In this case, though, there are two negative factors that may work against a tropical depression or storm's formation:
1. Wind shear – the difference in wind speed and direction with height – is already high and isn't expected to slacken much. This may not allow thunderstorms to persist near the aforementioned surface trough long enough to begin the process of tropical depression formation.
2. Water temperatures in the northwestern and northern Gulf of Mexico are actually a bit cooler than average for this time of year. This may cut down slightly on instability to continue to fuel thunderstorms near any prospective areas of low pressure in that part of the Gulf.
Therefore, the chance of development of a depression or storm appears to be low, for now. The next name on the Atlantic list is "Bret." Just over a month ago, "Arlene" was only the second April Atlantic tropical storm in the satellite era.
One Threat, Regardless of Development
Despite the low chance of a tropical depression or storm, the overall atmospheric setup into next week poses a threat of heavy rain and flash flooding near the Gulf Coast and Florida Peninsula.
There's a host of ingredients in play to raise the flash flood threat.
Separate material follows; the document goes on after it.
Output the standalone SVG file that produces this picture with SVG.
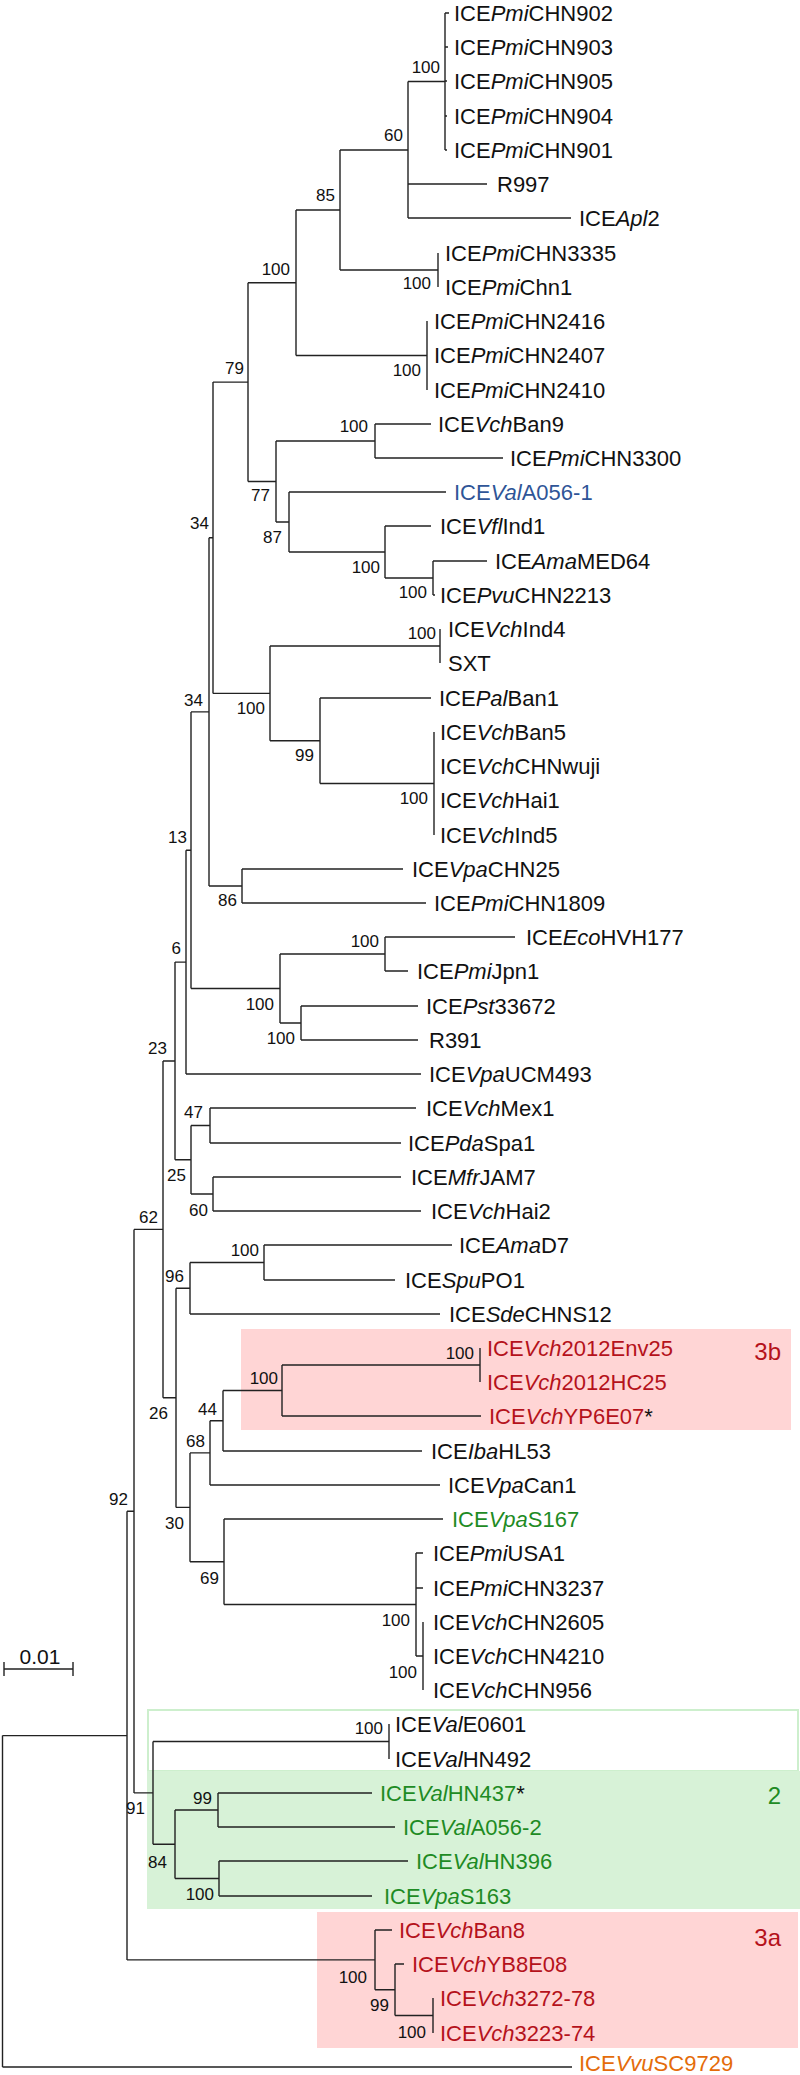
<svg xmlns="http://www.w3.org/2000/svg" width="800" height="2075" viewBox="0 0 800 2075">
<style>
text{font-family:"Liberation Sans",Arial,sans-serif;fill:#111}
.t{font-size:22px}
.b{font-size:17px;text-anchor:end}
.i{font-style:italic}
.r{fill:#B5121B}
.g{fill:#1E8B24}
.bl{fill:#2F5597}
.o{fill:#E46C0A}
.k{fill:#111}
.cl{font-size:24px;text-anchor:end}
.ln{fill:none;stroke:#222;stroke-width:1.4}
</style>
<g id="boxes">
<rect x="241" y="1329" width="550" height="101" fill="#FFD5D5"/>
<rect x="148" y="1710" width="650" height="61" fill="#FFFFFF" stroke="#CDEFCD" stroke-width="2"/>
<rect x="147" y="1771" width="653" height="138" fill="#D7F2D7"/>
<rect x="317" y="1912" width="481" height="136" fill="#FFD5D5"/>
</g>
<g id="connectors" class="ln">
<path d="M2.5,1735.6V2067M2.5,1735.6H127M2.5,2067H572"/>
<path d="M127,1511.2V1959.9M127,1511.2H134M127,1959.9H375"/>
<path d="M134,1229.4V1792.9M134,1229.4H163M134,1792.9H153"/>
<path d="M163,1061V1397.8M163,1061H175M163,1397.8H176"/>
<path d="M175,962.1V1159.8M175,962.1H186M175,1159.8H191"/>
<path d="M186,850.2V1074M186,850.2H191M186,1074H421"/>
<path d="M191,711.9V988.5M191,711.9H209M191,988.5H280"/>
<path d="M209,537.8V886M209,537.8H213M209,886H242"/>
<path d="M213,382.1V693.4M213,382.1H248M213,693.4H270"/>
<path d="M248,282.8V481.5M248,282.8H296M248,481.5H276"/>
<path d="M296,210V355.5M296,210H340M296,355.5H427"/>
<path d="M340,150V270M340,150H408M340,270H438"/>
<path d="M408,81.5V218M408,81.5H445M408,184H487M408,218H571"/>
<path d="M445,13V150M445,13H449M445,47H448M445,81H447M445,116H447M445,150H447"/>
<path d="M438,253V287"/>
<path d="M427,321V390"/>
<path d="M276,441V522M276,441H375M276,522H289"/>
<path d="M375,424V458M375,424H431M375,458H503"/>
<path d="M289,492V552M289,492H446M289,552H385"/>
<path d="M385,526V578M385,526H431M385,578H433"/>
<path d="M433,561V595M433,561H487M433,595H435"/>
<path d="M270,646V740.8M270,646H440M270,740.8H320"/>
<path d="M440,629V663"/>
<path d="M320,698V783.5M320,698H431M320,783.5H434"/>
<path d="M434,732V835"/>
<path d="M242,869V903M242,869H403M242,903H426"/>
<path d="M280,954V1023M280,954H385M280,1023H301"/>
<path d="M385,937V971M385,937H515M385,971H408"/>
<path d="M301,1006V1040M301,1006H418M301,1040H418"/>
<path d="M191,1125.5V1194M191,1125.5H210M191,1194H213"/>
<path d="M210,1108V1143M210,1108H416M210,1143H401"/>
<path d="M213,1177V1211M213,1177H401M213,1211H421"/>
<path d="M176,1288.3V1507.4M176,1288.3H190M176,1507.4H190"/>
<path d="M190,1262.5V1314M190,1262.5H264M190,1314H440"/>
<path d="M264,1245V1280M264,1245H452M264,1280H395"/>
<path d="M190,1452.9V1561.8M190,1452.9H210M190,1561.8H224"/>
<path d="M210,1420.8V1485M210,1420.8H223M210,1485H440"/>
<path d="M223,1390.5V1451M223,1390.5H282M223,1451H422"/>
<path d="M282,1365V1416M282,1365H480M282,1416H481"/>
<path d="M480,1348V1382"/>
<path d="M224,1519V1604.5M224,1519H443M224,1604.5H416"/>
<path d="M416,1553V1656M416,1553H423M416,1588H423M416,1656H423"/>
<path d="M423,1622V1690"/>
<path d="M153,1741.5V1844.3M153,1741.5H389M153,1844.3H175"/>
<path d="M389,1724V1759"/>
<path d="M175,1810V1878.5M175,1810H218M175,1878.5H219"/>
<path d="M218,1793V1827M218,1793H372M218,1827H395"/>
<path d="M219,1861V1896M219,1861H408M219,1896H372"/>
<path d="M375,1930V1989.8M375,1930H392M375,1989.8H395"/>
<path d="M395,1964V2015.5M395,1964H404M395,2015.5H433"/>
<path d="M433,1998V2033"/>
<path d="M4,1669H73M4,1662V1676M73,1662V1676"/>
</g>
<g id="scale"><text x="40" y="1664" style="font-size:21px;text-anchor:middle">0.01</text></g>
<g id="support">
<text class="b" x="440" y="73">100</text>
<text class="b" x="403" y="141">60</text>
<text class="b" x="335" y="201">85</text>
<text class="b" x="431" y="289">100</text>
<text class="b" x="290" y="275">100</text>
<text class="b" x="421" y="376">100</text>
<text class="b" x="244" y="374">79</text>
<text class="b" x="368" y="432">100</text>
<text class="b" x="270" y="501">77</text>
<text class="b" x="209" y="529">34</text>
<text class="b" x="282" y="543">87</text>
<text class="b" x="380" y="573">100</text>
<text class="b" x="427" y="598">100</text>
<text class="b" x="436" y="639">100</text>
<text class="b" x="203" y="706">34</text>
<text class="b" x="265" y="714">100</text>
<text class="b" x="314" y="761">99</text>
<text class="b" x="428" y="804">100</text>
<text class="b" x="187" y="843">13</text>
<text class="b" x="237" y="906">86</text>
<text class="b" x="181" y="954">6</text>
<text class="b" x="379" y="947">100</text>
<text class="b" x="274" y="1010">100</text>
<text class="b" x="295" y="1044">100</text>
<text class="b" x="167" y="1054">23</text>
<text class="b" x="203" y="1118">47</text>
<text class="b" x="186" y="1181">25</text>
<text class="b" x="208" y="1216">60</text>
<text class="b" x="158" y="1223">62</text>
<text class="b" x="259" y="1256">100</text>
<text class="b" x="184" y="1282">96</text>
<text class="b" x="474" y="1359">100</text>
<text class="b" x="278" y="1384">100</text>
<text class="b" x="168" y="1419">26</text>
<text class="b" x="217" y="1415">44</text>
<text class="b" x="205" y="1447">68</text>
<text class="b" x="128" y="1505">92</text>
<text class="b" x="184" y="1529">30</text>
<text class="b" x="219" y="1584">69</text>
<text class="b" x="410" y="1626">100</text>
<text class="b" x="417" y="1678">100</text>
<text class="b" x="383" y="1734">100</text>
<text class="b" x="145" y="1814">91</text>
<text class="b" x="212" y="1804">99</text>
<text class="b" x="167" y="1868">84</text>
<text class="b" x="214" y="1900">100</text>
<text class="b" x="367" y="1983">100</text>
<text class="b" x="389" y="2011">99</text>
<text class="b" x="426" y="2038">100</text>
</g>
<g id="clade-labels">
<text class="cl r" x="781" y="1360">3b</text>
<text class="cl g" x="781" y="1804">2</text>
<text class="cl r" x="781" y="1946">3a</text>
</g>
<g id="leaves" class="t">
<g id="n0"><text class="t" x="454" y="20.5">ICE<tspan class="i">Pmi</tspan>CHN902</text></g>
<g id="n1"><text class="t" x="454" y="54.5">ICE<tspan class="i">Pmi</tspan>CHN903</text></g>
<g id="n2"><text class="t" x="454" y="88.5">ICE<tspan class="i">Pmi</tspan>CHN905</text></g>
<g id="n3"><text class="t" x="454" y="123.5">ICE<tspan class="i">Pmi</tspan>CHN904</text></g>
<g id="n4"><text class="t" x="454" y="157.5">ICE<tspan class="i">Pmi</tspan>CHN901</text></g>
<g id="n5"><text class="t" x="497" y="191.5">R997</text></g>
<g id="n6"><text class="t" x="579" y="225.5">ICE<tspan class="i">Apl</tspan>2</text></g>
<g id="n7"><text class="t" x="445" y="260.5">ICE<tspan class="i">Pmi</tspan>CHN3335</text></g>
<g id="n8"><text class="t" x="445" y="294.5">ICE<tspan class="i">Pmi</tspan>Chn1</text></g>
<g id="n9"><text class="t" x="434" y="328.5">ICE<tspan class="i">Pmi</tspan>CHN2416</text></g>
<g id="n10"><text class="t" x="434" y="362.5">ICE<tspan class="i">Pmi</tspan>CHN2407</text></g>
<g id="n11"><text class="t" x="434" y="397.5">ICE<tspan class="i">Pmi</tspan>CHN2410</text></g>
<g id="n12"><text class="t" x="438" y="431.5">ICE<tspan class="i">Vch</tspan>Ban9</text></g>
<g id="n13"><text class="t" x="510" y="465.5">ICE<tspan class="i">Pmi</tspan>CHN3300</text></g>
<g id="n14"><text class="t bl" x="454" y="499.5">ICE<tspan class="i">Val</tspan>A056-1</text></g>
<g id="n15"><text class="t" x="440" y="533.5">ICE<tspan class="i">Vfl</tspan>Ind1</text></g>
<g id="n16"><text class="t" x="495" y="568.5">ICE<tspan class="i">Ama</tspan>MED64</text></g>
<g id="n17"><text class="t" x="440" y="602.5">ICE<tspan class="i">Pvu</tspan>CHN2213</text></g>
<g id="n18"><text class="t" x="448" y="636.5">ICE<tspan class="i">Vch</tspan>Ind4</text></g>
<g id="n19"><text class="t" x="448" y="670.5">SXT</text></g>
<g id="n20"><text class="t" x="439" y="705.5">ICE<tspan class="i">Pal</tspan>Ban1</text></g>
<g id="n21"><text class="t" x="440" y="739.5">ICE<tspan class="i">Vch</tspan>Ban5</text></g>
<g id="n22"><text class="t" x="440" y="773.5">ICE<tspan class="i">Vch</tspan>CHNwuji</text></g>
<g id="n23"><text class="t" x="440" y="807.5">ICE<tspan class="i">Vch</tspan>Hai1</text></g>
<g id="n24"><text class="t" x="440" y="842.5">ICE<tspan class="i">Vch</tspan>Ind5</text></g>
<g id="n25"><text class="t" x="412" y="876.5">ICE<tspan class="i">Vpa</tspan>CHN25</text></g>
<g id="n26"><text class="t" x="434" y="910.5">ICE<tspan class="i">Pmi</tspan>CHN1809</text></g>
<g id="n27"><text class="t" x="526" y="944.5">ICE<tspan class="i">Eco</tspan>HVH177</text></g>
<g id="n28"><text class="t" x="417" y="978.5">ICE<tspan class="i">Pmi</tspan>Jpn1</text></g>
<g id="n29"><text class="t" x="426" y="1013.5">ICE<tspan class="i">Pst</tspan>33672</text></g>
<g id="n30"><text class="t" x="429" y="1047.5">R391</text></g>
<g id="n31"><text class="t" x="429" y="1081.5">ICE<tspan class="i">Vpa</tspan>UCM493</text></g>
<g id="n32"><text class="t" x="426" y="1115.5">ICE<tspan class="i">Vch</tspan>Mex1</text></g>
<g id="n33"><text class="t" x="408" y="1150.5">ICE<tspan class="i">Pda</tspan>Spa1</text></g>
<g id="n34"><text class="t" x="411" y="1184.5">ICE<tspan class="i">Mfr</tspan>JAM7</text></g>
<g id="n35"><text class="t" x="431" y="1218.5">ICE<tspan class="i">Vch</tspan>Hai2</text></g>
<g id="n36"><text class="t" x="459" y="1252.5">ICE<tspan class="i">Ama</tspan>D7</text></g>
<g id="n37"><text class="t" x="405" y="1287.5">ICE<tspan class="i">Spu</tspan>PO1</text></g>
<g id="n38"><text class="t" x="449" y="1321.5">ICE<tspan class="i">Sde</tspan>CHNS12</text></g>
<g id="n39"><text class="t r" x="487" y="1355.5">ICE<tspan class="i">Vch</tspan>2012Env25</text></g>
<g id="n40"><text class="t r" x="487" y="1389.5">ICE<tspan class="i">Vch</tspan>2012HC25</text></g>
<g id="n41"><text class="t r" x="489" y="1423.5">ICE<tspan class="i">Vch</tspan>YP6E07<tspan class="k">*</tspan></text></g>
<g id="n42"><text class="t" x="431" y="1458.5">ICE<tspan class="i">Iba</tspan>HL53</text></g>
<g id="n43"><text class="t" x="448" y="1492.5">ICE<tspan class="i">Vpa</tspan>Can1</text></g>
<g id="n44"><text class="t g" x="452" y="1526.5">ICE<tspan class="i">Vpa</tspan>S167</text></g>
<g id="n45"><text class="t" x="433" y="1560.5">ICE<tspan class="i">Pmi</tspan>USA1</text></g>
<g id="n46"><text class="t" x="433" y="1595.5">ICE<tspan class="i">Pmi</tspan>CHN3237</text></g>
<g id="n47"><text class="t" x="433" y="1629.5">ICE<tspan class="i">Vch</tspan>CHN2605</text></g>
<g id="n48"><text class="t" x="433" y="1663.5">ICE<tspan class="i">Vch</tspan>CHN4210</text></g>
<g id="n49"><text class="t" x="433" y="1697.5">ICE<tspan class="i">Vch</tspan>CHN956</text></g>
<g id="n50"><text class="t" x="395" y="1731.5">ICE<tspan class="i">Val</tspan>E0601</text></g>
<g id="n51"><text class="t" x="395" y="1766.5">ICE<tspan class="i">Val</tspan>HN492</text></g>
<g id="n52"><text class="t g" x="380" y="1800.5">ICE<tspan class="i">Val</tspan>HN437<tspan class="k">*</tspan></text></g>
<g id="n53"><text class="t g" x="403" y="1834.5">ICE<tspan class="i">Val</tspan>A056-2</text></g>
<g id="n54"><text class="t g" x="416" y="1868.5">ICE<tspan class="i">Val</tspan>HN396</text></g>
<g id="n55"><text class="t g" x="384" y="1903.5">ICE<tspan class="i">Vpa</tspan>S163</text></g>
<g id="n56"><text class="t r" x="399" y="1937.5">ICE<tspan class="i">Vch</tspan>Ban8</text></g>
<g id="n57"><text class="t r" x="412" y="1971.5">ICE<tspan class="i">Vch</tspan>YB8E08</text></g>
<g id="n58"><text class="t r" x="440" y="2005.5">ICE<tspan class="i">Vch</tspan>3272-78</text></g>
<g id="n59"><text class="t r" x="440" y="2040.5">ICE<tspan class="i">Vch</tspan>3223-74</text></g>
<g id="n60"><text class="t o" x="579" y="2071">ICE<tspan class="i">Vvu</tspan>SC9729</text></g>
</g>
</svg>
1) A deep flow of tropical moisture pushing toward the Gulf Coast
2) A slow-moving upper-level low over Texas adding instability to the atmosphere
3) An arriving frontal boundary, providing a focus to lift the warm, humid air
4) A sharp jet stream plunge into the East, which may induce an area of low pressure to form along the front, further focusing heavy rain
Repeated rounds of locally heavy rainfall are possible this weekend into next week from the upper Texas coast to the Florida Peninsula.
With the ground already saturated over much the northern Gulf Coast, the threat of flash flooding there is high.
While the weather pattern isn't the same this time, remember the multi-billion-dollar flood event in Louisiana last August wasn't officially accompanied by even a tropical depression.
However, while some localized flooding is also possible in the Florida Peninsula and southern Georgia, this rain is also needed, given the current severe to extreme drought and recent wildfires.